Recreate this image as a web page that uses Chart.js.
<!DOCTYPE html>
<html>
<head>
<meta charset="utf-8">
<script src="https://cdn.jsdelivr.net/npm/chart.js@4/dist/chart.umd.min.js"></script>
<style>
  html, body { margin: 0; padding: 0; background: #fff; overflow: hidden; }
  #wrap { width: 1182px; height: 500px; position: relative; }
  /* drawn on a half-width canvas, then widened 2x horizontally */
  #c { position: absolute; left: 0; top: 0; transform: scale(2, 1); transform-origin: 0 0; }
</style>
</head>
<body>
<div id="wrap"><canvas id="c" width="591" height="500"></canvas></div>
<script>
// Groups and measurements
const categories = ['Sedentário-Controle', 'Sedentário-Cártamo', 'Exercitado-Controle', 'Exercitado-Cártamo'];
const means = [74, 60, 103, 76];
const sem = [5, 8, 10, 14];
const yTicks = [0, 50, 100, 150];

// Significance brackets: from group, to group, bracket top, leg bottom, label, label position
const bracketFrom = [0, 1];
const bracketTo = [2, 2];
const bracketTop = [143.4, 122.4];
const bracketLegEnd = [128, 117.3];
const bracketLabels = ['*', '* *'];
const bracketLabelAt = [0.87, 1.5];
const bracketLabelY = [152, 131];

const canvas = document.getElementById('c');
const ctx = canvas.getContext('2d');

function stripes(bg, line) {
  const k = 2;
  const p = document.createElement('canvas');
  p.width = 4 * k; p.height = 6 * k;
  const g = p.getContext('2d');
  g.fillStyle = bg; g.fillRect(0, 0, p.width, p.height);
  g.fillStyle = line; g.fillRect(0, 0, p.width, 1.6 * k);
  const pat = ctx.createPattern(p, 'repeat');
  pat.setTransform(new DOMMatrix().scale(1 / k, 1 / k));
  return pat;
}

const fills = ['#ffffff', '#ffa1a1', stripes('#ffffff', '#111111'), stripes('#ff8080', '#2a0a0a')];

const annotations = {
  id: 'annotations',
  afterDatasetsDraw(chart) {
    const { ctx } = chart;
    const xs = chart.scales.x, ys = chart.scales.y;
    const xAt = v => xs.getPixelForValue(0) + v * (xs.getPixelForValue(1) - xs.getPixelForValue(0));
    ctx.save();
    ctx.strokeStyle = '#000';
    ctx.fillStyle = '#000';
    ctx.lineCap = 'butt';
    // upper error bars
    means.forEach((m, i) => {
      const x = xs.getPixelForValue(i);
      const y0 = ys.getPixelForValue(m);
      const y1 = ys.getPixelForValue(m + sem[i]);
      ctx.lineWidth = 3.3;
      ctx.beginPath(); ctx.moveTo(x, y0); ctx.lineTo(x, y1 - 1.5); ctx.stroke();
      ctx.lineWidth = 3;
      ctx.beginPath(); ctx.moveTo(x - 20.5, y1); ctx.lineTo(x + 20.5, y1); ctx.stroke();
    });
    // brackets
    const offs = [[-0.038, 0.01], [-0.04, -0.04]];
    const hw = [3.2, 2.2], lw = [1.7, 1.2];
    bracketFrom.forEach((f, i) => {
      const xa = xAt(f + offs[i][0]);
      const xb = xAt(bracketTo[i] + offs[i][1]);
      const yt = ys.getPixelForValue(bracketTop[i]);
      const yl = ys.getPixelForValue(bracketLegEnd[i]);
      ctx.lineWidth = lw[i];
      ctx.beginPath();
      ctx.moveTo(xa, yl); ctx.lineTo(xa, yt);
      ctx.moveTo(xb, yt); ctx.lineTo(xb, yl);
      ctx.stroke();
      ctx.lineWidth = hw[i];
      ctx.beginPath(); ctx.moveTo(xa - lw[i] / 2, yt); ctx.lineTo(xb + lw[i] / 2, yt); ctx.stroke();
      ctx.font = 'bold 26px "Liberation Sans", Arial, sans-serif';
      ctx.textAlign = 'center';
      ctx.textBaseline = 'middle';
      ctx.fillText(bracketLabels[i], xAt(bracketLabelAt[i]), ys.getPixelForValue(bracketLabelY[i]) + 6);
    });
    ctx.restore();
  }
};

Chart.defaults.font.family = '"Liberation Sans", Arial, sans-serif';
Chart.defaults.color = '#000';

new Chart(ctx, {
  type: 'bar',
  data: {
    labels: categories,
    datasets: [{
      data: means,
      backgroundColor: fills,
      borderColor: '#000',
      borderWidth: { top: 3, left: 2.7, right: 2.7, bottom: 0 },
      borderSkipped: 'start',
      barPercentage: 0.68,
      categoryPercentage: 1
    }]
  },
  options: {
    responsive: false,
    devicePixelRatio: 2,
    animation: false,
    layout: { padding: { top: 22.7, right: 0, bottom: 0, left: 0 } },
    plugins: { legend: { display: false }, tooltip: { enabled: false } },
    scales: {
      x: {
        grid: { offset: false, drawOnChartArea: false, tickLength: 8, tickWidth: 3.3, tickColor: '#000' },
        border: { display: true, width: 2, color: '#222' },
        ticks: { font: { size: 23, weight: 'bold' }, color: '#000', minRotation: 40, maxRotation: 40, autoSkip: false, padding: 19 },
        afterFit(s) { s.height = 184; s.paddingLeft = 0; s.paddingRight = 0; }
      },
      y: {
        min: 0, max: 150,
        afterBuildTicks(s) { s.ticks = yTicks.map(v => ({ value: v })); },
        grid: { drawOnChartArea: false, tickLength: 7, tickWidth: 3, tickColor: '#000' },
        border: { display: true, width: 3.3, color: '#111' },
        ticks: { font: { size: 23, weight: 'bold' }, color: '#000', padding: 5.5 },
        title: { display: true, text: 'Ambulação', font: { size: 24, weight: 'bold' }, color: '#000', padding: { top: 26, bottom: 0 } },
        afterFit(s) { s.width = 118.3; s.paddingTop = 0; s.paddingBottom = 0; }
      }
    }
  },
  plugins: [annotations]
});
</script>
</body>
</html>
○ ○ ○
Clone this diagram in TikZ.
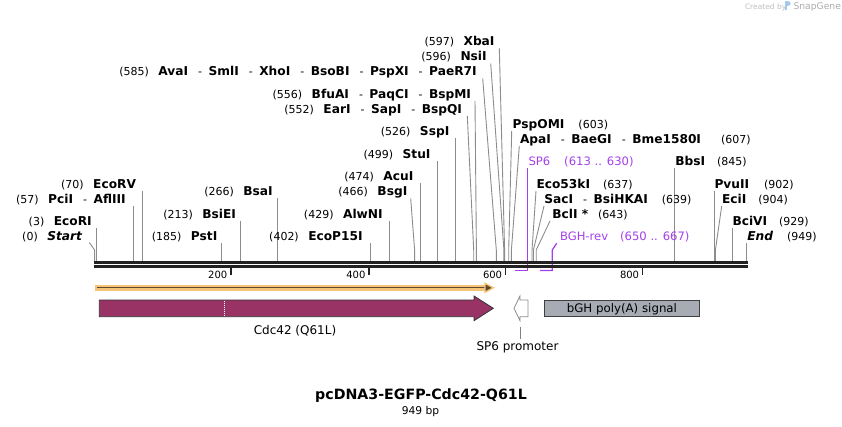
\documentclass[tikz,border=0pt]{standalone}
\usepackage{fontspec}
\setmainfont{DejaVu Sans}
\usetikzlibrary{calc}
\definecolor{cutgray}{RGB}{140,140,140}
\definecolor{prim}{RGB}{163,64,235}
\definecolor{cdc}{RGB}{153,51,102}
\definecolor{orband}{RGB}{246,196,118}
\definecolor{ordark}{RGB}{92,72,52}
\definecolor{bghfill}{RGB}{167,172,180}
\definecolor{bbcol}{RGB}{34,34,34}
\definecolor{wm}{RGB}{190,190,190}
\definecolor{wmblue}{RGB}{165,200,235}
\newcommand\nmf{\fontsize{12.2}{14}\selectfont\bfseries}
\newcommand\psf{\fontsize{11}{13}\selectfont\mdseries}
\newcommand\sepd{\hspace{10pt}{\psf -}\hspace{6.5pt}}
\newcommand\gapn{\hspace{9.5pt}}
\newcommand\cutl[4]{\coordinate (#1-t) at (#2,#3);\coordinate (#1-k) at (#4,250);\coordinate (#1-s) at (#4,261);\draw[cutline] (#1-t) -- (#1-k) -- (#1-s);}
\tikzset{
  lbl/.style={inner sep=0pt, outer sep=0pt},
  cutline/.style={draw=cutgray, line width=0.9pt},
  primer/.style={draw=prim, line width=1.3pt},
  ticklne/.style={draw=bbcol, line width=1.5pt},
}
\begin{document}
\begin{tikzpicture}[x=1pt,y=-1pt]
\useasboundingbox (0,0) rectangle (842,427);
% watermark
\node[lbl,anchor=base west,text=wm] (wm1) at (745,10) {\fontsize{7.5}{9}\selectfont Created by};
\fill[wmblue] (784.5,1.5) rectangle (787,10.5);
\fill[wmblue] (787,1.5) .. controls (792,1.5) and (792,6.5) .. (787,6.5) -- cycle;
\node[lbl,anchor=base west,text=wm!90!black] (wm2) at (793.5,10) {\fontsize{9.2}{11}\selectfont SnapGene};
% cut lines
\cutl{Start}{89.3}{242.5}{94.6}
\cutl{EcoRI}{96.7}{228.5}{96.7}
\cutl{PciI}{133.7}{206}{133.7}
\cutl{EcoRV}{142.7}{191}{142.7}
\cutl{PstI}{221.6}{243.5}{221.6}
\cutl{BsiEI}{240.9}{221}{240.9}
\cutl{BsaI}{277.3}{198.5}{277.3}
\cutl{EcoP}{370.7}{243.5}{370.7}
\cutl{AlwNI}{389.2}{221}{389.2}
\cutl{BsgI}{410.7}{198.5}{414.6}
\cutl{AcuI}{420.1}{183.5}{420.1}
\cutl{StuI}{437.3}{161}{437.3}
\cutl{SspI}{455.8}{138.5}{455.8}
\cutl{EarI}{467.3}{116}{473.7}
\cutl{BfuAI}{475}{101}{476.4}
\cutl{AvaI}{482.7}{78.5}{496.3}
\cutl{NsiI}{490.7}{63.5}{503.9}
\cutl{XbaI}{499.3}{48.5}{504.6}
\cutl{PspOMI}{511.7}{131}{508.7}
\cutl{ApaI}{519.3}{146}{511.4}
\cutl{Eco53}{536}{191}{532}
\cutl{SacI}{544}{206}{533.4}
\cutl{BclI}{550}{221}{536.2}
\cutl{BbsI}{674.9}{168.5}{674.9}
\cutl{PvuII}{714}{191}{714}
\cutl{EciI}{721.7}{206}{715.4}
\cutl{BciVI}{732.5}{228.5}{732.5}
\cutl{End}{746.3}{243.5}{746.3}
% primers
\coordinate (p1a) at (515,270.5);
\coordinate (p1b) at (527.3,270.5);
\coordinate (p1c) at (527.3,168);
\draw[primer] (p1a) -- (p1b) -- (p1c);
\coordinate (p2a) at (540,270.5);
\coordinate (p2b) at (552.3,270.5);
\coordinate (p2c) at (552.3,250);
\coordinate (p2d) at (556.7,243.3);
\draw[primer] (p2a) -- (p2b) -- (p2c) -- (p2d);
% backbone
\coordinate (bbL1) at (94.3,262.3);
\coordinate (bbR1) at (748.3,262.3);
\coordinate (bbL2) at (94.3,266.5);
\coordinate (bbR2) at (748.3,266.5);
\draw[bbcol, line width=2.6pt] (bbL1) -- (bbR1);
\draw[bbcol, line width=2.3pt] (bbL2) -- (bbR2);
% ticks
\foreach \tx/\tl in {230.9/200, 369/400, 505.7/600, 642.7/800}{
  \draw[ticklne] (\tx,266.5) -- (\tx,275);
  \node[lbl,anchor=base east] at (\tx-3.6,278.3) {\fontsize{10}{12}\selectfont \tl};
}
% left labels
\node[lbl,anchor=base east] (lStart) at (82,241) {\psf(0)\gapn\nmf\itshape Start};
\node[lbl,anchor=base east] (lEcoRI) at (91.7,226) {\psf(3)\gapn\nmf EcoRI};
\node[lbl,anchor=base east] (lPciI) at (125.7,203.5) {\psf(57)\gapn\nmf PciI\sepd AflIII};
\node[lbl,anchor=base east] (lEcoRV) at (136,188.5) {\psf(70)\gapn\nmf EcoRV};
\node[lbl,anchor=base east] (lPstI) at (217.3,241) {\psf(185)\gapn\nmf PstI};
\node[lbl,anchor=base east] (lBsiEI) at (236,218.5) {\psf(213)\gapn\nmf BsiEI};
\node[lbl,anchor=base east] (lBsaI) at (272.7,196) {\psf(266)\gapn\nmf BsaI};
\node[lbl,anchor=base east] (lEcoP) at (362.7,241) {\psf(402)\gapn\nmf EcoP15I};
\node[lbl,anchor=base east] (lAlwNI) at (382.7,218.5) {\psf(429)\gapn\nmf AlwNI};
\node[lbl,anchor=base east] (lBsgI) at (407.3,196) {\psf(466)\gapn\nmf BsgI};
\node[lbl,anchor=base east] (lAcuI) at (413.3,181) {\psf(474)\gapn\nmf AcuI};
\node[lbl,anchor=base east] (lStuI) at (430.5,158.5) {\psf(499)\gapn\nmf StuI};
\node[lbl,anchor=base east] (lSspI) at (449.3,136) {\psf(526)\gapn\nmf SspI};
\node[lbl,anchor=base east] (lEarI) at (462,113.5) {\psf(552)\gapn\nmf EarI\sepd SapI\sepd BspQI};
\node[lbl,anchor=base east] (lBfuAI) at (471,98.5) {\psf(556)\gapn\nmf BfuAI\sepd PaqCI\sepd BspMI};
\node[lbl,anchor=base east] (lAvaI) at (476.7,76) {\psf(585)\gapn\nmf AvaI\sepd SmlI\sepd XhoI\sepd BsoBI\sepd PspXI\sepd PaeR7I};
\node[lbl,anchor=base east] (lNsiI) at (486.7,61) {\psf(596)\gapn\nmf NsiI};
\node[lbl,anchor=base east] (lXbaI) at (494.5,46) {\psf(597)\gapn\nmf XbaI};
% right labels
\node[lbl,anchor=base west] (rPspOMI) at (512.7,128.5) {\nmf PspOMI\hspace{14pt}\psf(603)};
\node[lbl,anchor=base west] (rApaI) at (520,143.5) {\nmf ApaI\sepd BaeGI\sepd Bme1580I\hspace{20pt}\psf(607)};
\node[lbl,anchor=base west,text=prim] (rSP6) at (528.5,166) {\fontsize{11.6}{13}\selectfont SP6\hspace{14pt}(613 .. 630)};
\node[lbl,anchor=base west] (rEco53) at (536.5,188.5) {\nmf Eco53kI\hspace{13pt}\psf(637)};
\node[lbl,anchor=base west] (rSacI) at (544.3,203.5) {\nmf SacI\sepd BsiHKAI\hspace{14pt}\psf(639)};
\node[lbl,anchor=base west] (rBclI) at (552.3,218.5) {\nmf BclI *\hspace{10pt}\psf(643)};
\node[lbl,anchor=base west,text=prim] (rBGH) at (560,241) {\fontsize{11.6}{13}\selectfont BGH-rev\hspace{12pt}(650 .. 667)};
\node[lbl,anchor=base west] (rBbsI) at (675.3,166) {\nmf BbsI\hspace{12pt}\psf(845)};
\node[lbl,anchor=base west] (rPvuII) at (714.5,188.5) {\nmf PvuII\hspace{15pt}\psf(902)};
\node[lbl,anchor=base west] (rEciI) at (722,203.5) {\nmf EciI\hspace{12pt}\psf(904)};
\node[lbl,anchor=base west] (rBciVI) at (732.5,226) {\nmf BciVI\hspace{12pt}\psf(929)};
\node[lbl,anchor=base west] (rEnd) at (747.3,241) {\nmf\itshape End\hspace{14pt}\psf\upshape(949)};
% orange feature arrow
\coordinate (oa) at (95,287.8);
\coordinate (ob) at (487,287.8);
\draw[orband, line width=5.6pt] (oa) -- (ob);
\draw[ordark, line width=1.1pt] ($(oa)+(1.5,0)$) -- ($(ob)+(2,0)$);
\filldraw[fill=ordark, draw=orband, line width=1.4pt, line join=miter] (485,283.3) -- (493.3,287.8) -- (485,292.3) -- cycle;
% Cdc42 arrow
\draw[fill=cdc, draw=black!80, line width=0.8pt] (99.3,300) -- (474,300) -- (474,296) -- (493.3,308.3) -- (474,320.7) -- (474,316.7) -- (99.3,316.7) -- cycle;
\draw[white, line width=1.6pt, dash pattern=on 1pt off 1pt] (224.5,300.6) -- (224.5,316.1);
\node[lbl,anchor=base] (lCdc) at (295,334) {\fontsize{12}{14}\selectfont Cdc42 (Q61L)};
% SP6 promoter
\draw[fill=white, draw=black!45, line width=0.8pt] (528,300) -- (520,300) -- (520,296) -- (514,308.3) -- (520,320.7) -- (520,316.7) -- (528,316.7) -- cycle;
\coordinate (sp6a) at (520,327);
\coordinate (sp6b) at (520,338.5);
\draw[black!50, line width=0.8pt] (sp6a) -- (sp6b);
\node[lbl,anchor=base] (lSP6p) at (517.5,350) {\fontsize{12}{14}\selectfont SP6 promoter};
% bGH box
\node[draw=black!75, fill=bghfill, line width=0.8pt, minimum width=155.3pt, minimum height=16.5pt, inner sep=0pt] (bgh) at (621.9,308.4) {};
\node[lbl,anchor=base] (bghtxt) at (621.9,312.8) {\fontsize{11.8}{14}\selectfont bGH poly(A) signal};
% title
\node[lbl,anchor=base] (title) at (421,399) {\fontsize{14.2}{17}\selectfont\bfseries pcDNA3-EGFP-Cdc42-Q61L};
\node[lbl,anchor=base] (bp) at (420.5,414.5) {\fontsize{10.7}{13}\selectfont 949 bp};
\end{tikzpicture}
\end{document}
○ ○ ○
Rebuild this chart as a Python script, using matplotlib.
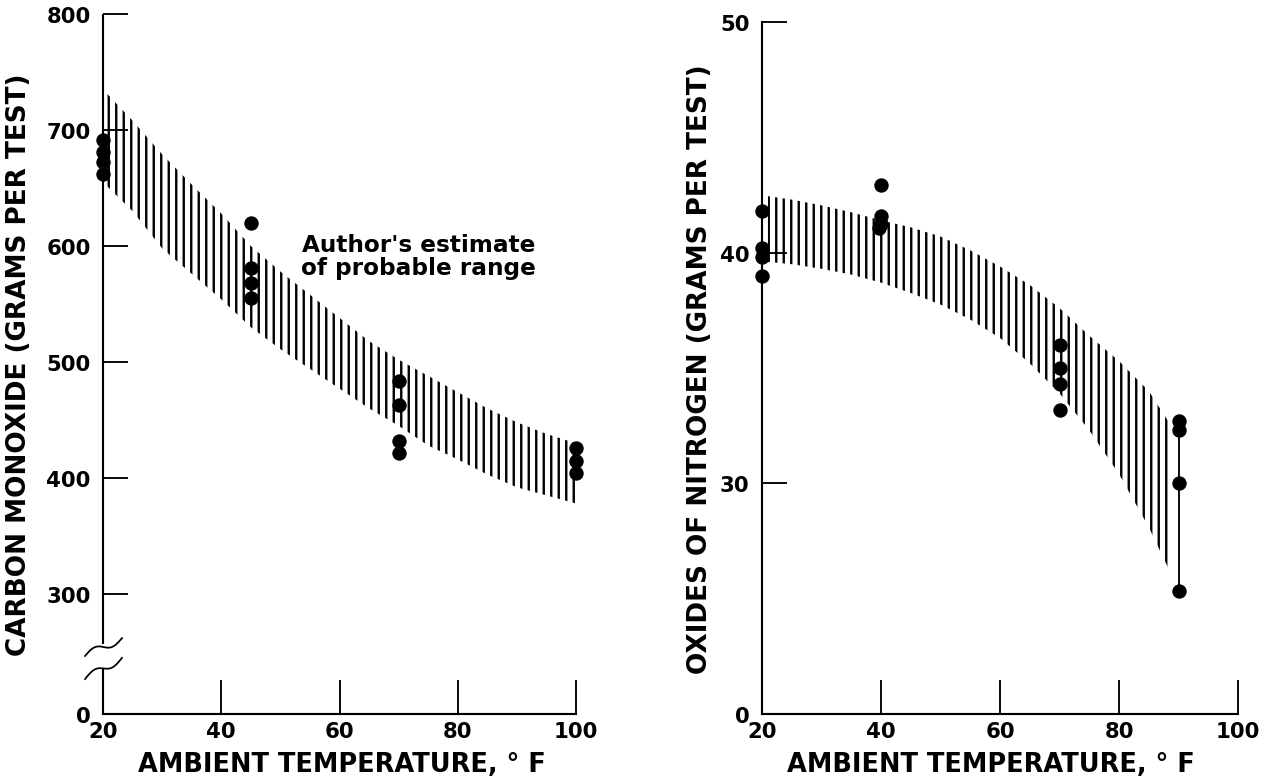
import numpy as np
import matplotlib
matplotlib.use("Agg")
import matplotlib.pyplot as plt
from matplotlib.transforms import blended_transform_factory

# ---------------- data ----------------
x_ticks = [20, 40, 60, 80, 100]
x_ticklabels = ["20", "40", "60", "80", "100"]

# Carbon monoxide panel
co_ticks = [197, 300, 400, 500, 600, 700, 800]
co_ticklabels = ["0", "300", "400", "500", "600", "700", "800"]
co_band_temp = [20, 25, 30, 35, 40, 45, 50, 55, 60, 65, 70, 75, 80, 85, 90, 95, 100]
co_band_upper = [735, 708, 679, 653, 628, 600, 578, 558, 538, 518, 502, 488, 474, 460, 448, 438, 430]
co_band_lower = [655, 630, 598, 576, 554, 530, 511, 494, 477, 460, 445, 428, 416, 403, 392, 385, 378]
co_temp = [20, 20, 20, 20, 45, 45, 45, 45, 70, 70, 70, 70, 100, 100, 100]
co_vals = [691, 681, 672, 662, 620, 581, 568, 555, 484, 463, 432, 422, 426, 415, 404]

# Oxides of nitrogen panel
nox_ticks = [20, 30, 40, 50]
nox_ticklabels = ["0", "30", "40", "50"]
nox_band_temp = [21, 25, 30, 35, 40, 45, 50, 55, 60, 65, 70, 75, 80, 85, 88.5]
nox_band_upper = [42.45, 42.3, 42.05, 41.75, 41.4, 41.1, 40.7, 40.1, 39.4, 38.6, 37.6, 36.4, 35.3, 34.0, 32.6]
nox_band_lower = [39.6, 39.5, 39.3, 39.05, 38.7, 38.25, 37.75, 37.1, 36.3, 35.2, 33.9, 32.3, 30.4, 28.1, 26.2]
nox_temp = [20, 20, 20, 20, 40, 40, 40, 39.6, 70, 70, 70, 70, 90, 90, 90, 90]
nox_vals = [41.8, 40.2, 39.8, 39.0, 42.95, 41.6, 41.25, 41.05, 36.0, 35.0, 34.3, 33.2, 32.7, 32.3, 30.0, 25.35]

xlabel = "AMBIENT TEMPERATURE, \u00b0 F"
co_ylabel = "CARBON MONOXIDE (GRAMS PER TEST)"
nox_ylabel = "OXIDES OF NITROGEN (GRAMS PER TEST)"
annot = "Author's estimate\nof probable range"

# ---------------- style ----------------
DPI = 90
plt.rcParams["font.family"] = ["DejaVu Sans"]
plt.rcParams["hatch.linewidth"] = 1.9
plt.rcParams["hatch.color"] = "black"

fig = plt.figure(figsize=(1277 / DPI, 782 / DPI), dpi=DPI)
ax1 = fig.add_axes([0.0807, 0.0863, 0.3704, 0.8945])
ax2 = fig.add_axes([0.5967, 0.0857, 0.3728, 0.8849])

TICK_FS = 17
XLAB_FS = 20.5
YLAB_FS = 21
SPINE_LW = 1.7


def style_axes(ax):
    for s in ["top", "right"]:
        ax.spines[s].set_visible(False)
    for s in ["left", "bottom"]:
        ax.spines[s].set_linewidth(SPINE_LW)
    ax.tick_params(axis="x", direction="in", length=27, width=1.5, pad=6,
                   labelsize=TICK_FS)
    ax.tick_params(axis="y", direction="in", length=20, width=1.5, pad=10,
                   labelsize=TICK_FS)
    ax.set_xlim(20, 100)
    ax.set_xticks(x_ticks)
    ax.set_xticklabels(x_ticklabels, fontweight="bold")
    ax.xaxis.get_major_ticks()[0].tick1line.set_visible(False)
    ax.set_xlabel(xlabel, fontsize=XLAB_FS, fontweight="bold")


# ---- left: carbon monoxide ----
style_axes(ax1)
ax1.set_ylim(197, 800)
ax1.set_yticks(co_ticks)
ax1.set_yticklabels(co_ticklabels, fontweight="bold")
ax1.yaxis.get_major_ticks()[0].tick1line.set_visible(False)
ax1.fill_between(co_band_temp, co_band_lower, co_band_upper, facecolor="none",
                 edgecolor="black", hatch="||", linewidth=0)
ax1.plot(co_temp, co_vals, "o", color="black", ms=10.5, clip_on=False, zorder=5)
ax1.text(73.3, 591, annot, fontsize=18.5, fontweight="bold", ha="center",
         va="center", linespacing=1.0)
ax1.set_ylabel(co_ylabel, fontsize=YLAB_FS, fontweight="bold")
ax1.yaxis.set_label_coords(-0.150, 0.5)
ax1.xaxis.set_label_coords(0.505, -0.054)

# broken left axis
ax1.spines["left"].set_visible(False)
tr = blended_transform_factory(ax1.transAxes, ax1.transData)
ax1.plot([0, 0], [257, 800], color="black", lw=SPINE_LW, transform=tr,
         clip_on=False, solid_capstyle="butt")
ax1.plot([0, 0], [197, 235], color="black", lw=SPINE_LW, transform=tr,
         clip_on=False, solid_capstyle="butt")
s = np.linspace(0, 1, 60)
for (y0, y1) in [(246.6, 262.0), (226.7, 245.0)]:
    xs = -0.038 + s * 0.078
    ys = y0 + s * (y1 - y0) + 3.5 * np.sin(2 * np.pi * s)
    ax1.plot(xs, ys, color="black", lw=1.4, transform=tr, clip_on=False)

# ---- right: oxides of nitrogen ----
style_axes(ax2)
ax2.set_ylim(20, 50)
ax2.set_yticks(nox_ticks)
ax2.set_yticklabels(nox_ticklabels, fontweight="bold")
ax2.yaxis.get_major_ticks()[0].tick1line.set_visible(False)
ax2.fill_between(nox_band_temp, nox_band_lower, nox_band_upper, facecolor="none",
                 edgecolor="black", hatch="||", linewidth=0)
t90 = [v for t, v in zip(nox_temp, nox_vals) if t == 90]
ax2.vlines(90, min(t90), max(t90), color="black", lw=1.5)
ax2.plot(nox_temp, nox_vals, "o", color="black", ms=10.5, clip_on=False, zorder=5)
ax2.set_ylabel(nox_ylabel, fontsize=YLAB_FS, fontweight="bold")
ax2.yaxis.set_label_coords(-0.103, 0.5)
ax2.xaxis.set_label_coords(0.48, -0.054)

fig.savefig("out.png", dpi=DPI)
○ ○ ○
Work required
Reproduce exactly the lines from the line with "Recreate this image" to the line with "const yTicks = [0, 50, 100, 150];", both end lines included.

The answer
Recreate this image as a web page that uses Chart.js.
<!DOCTYPE html>
<html>
<head>
<meta charset="utf-8">
<script src="https://cdn.jsdelivr.net/npm/chart.js@4/dist/chart.umd.min.js"></script>
<style>
  html, body { margin: 0; padding: 0; background: #fff; overflow: hidden; }
  #wrap { width: 1182px; height: 500px; position: relative; }
  /* drawn on a half-width canvas, then widened 2x horizontally */
  #c { position: absolute; left: 0; top: 0; transform: scale(2, 1); transform-origin: 0 0; }
</style>
</head>
<body>
<div id="wrap"><canvas id="c" width="591" height="500"></canvas></div>
<script>
// Groups and measurements
const categories = ['Sedentário-Controle', 'Sedentário-Cártamo', 'Exercitado-Controle', 'Exercitado-Cártamo'];
const means = [74, 60, 103, 76];
const sem = [5, 8, 10, 14];
const yTicks = [0, 50, 100, 150];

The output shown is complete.